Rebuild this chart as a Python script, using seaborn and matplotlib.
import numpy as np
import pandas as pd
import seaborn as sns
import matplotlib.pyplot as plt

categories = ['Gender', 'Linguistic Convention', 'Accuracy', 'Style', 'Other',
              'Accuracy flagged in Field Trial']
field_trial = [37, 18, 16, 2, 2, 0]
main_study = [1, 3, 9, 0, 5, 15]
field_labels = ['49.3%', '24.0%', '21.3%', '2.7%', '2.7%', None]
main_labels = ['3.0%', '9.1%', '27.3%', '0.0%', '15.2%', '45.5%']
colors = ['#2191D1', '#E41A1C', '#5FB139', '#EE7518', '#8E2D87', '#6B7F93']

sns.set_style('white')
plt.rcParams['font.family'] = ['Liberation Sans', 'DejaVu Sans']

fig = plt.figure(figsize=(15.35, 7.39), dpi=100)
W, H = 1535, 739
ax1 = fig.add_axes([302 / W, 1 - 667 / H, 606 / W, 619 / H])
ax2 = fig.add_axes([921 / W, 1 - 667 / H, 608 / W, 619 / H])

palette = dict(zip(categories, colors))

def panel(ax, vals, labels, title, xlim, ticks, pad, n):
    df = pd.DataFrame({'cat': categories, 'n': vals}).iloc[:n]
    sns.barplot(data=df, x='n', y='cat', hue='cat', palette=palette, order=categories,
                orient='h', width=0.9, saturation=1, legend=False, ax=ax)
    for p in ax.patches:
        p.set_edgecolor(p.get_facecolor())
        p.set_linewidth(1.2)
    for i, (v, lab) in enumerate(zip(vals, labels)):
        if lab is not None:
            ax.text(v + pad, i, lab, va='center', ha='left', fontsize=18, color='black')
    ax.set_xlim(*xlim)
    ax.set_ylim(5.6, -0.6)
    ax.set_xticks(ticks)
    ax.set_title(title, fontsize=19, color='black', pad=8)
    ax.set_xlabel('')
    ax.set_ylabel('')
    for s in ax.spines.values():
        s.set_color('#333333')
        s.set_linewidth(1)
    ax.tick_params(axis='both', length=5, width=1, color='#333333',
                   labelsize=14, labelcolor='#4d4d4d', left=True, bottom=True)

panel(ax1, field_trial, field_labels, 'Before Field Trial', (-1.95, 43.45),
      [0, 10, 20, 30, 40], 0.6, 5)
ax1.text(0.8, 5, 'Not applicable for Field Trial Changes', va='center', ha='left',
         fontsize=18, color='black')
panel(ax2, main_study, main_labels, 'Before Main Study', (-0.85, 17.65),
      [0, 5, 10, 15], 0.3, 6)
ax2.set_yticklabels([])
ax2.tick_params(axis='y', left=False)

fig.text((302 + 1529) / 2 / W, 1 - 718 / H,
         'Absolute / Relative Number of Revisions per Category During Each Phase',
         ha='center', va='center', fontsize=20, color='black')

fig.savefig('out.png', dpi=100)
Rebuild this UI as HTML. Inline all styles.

Set exercise – Return every record above exactly as it appears.

Complete answer –
Rebuild this chart as a Python script, using seaborn and matplotlib.
import numpy as np
import pandas as pd
import seaborn as sns
import matplotlib.pyplot as plt

categories = ['Gender', 'Linguistic Convention', 'Accuracy', 'Style', 'Other',
              'Accuracy flagged in Field Trial']
field_trial = [37, 18, 16, 2, 2, 0]
main_study = [1, 3, 9, 0, 5, 15]
field_labels = ['49.3%', '24.0%', '21.3%', '2.7%', '2.7%', None]
main_labels = ['3.0%', '9.1%', '27.3%', '0.0%', '15.2%', '45.5%']
colors = ['#2191D1', '#E41A1C', '#5FB139', '#EE7518', '#8E2D87', '#6B7F93']

sns.set_style('white')
plt.rcParams['font.family'] = ['Liberation Sans', 'DejaVu Sans']

fig = plt.figure(figsize=(15.35, 7.39), dpi=100)
W, H = 1535, 739
ax1 = fig.add_axes([302 / W, 1 - 667 / H, 606 / W, 619 / H])
ax2 = fig.add_axes([921 / W, 1 - 667 / H, 608 / W, 619 / H])

palette = dict(zip(categories, colors))

def panel(ax, vals, labels, title, xlim, ticks, pad, n):
    df = pd.DataFrame({'cat': categories, 'n': vals}).iloc[:n]
    sns.barplot(data=df, x='n', y='cat', hue='cat', palette=palette, order=categories,
                orient='h', width=0.9, saturation=1, legend=False, ax=ax)
    for p in ax.patches:
        p.set_edgecolor(p.get_facecolor())
        p.set_linewidth(1.2)
    for i, (v, lab) in enumerate(zip(vals, labels)):
        if lab is not None:
            ax.text(v + pad, i, lab, va='center', ha='left', fontsize=18, color='black')
    ax.set_xlim(*xlim)
    ax.set_ylim(5.6, -0.6)
    ax.set_xticks(ticks)
    ax.set_title(title, fontsize=19, color='black', pad=8)
    ax.set_xlabel('')
    ax.set_ylabel('')
    for s in ax.spines.values():
        s.set_color('#333333')
        s.set_linewidth(1)
    ax.tick_params(axis='both', length=5, width=1, color='#333333',
                   labelsize=14, labelcolor='#4d4d4d', left=True, bottom=True)

panel(ax1, field_trial, field_labels, 'Before Field Trial', (-1.95, 43.45),
      [0, 10, 20, 30, 40], 0.6, 5)
ax1.text(0.8, 5, 'Not applicable for Field Trial Changes', va='center', ha='left',
         fontsize=18, color='black')
panel(ax2, main_study, main_labels, 'Before Main Study', (-0.85, 17.65),
      [0, 5, 10, 15], 0.3, 6)
ax2.set_yticklabels([])
ax2.tick_params(axis='y', left=False)

fig.text((302 + 1529) / 2 / W, 1 - 718 / H,
         'Absolute / Relative Number of Revisions per Category During Each Phase',
         ha='center', va='center', fontsize=20, color='black')

fig.savefig('out.png', dpi=100)
Rebuild this UI as HTML. Inline all styles.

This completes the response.